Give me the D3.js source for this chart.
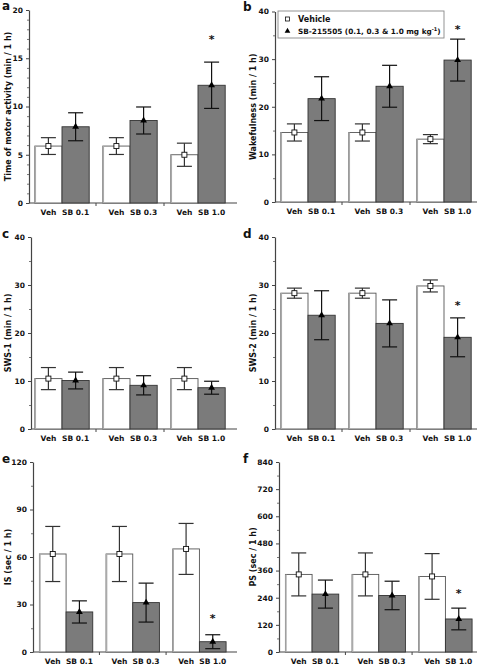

########

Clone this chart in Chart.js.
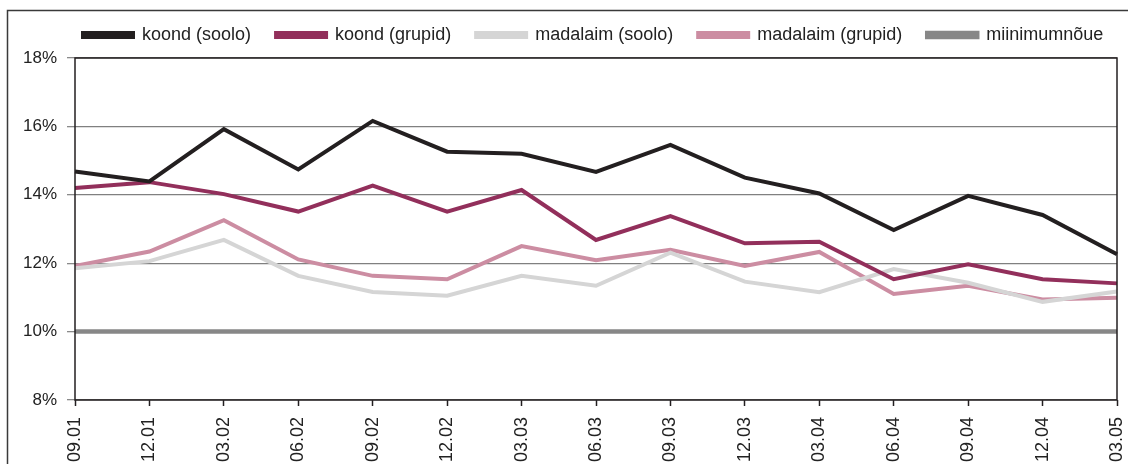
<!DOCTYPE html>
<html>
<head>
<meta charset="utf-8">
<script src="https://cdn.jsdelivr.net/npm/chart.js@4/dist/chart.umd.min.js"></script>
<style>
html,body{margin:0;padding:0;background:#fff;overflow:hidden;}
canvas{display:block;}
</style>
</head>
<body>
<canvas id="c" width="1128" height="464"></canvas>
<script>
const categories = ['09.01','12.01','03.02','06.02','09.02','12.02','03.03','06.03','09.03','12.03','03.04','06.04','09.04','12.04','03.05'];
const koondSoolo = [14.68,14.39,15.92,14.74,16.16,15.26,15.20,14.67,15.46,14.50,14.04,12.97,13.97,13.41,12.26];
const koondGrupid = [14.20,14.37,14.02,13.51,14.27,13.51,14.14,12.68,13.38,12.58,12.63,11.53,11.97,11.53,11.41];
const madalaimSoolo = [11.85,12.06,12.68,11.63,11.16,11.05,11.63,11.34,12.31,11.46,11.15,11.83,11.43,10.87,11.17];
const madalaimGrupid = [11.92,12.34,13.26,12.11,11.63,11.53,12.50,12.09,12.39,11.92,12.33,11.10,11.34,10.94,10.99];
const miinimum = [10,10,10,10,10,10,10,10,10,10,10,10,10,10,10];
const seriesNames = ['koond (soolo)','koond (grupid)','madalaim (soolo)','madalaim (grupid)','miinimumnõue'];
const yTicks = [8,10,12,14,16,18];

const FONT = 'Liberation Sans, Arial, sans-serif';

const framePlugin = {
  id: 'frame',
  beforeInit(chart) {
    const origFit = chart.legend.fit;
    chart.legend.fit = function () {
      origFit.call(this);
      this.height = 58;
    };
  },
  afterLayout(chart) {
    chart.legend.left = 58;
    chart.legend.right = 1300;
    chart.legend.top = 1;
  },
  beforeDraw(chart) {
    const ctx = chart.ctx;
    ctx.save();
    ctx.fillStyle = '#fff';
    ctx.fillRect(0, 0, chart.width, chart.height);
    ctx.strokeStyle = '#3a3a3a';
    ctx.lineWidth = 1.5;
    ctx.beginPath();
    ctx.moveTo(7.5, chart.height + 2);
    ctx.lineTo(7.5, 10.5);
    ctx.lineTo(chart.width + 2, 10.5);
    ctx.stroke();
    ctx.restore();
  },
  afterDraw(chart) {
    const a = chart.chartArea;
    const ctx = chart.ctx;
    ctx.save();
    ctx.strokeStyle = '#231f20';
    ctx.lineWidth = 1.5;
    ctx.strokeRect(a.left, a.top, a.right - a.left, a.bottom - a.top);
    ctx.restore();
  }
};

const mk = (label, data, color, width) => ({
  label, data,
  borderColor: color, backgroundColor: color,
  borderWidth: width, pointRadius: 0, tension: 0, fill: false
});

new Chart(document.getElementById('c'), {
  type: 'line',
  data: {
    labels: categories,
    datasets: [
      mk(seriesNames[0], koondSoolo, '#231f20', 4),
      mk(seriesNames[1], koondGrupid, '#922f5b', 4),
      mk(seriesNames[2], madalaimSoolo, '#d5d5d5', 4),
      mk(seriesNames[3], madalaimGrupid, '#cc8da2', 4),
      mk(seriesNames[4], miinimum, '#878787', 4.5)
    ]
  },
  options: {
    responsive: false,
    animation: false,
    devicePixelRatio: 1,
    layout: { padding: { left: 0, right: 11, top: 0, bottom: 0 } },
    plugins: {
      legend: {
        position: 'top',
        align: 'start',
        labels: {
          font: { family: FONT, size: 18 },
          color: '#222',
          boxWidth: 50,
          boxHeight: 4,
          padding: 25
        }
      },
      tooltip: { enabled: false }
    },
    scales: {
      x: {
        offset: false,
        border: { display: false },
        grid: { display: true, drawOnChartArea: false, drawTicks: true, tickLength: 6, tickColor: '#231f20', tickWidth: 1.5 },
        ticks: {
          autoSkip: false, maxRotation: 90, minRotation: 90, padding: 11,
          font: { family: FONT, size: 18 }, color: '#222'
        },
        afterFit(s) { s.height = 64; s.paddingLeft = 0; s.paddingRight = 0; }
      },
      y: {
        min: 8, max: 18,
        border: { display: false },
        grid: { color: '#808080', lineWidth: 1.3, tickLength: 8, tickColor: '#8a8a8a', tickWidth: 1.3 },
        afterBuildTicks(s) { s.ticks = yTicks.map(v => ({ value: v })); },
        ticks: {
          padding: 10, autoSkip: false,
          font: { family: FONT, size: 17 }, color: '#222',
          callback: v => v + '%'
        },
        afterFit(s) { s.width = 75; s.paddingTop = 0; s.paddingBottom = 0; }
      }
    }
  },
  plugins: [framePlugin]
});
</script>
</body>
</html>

########

§ **What is expected**: Only lines with the string "this" belong in your answer; copy each one.

§ **Correct output**:
Give me the D3.js source for this chart.
Clone this chart in Chart.js.
      origFit.call(this);
      this.height = 58;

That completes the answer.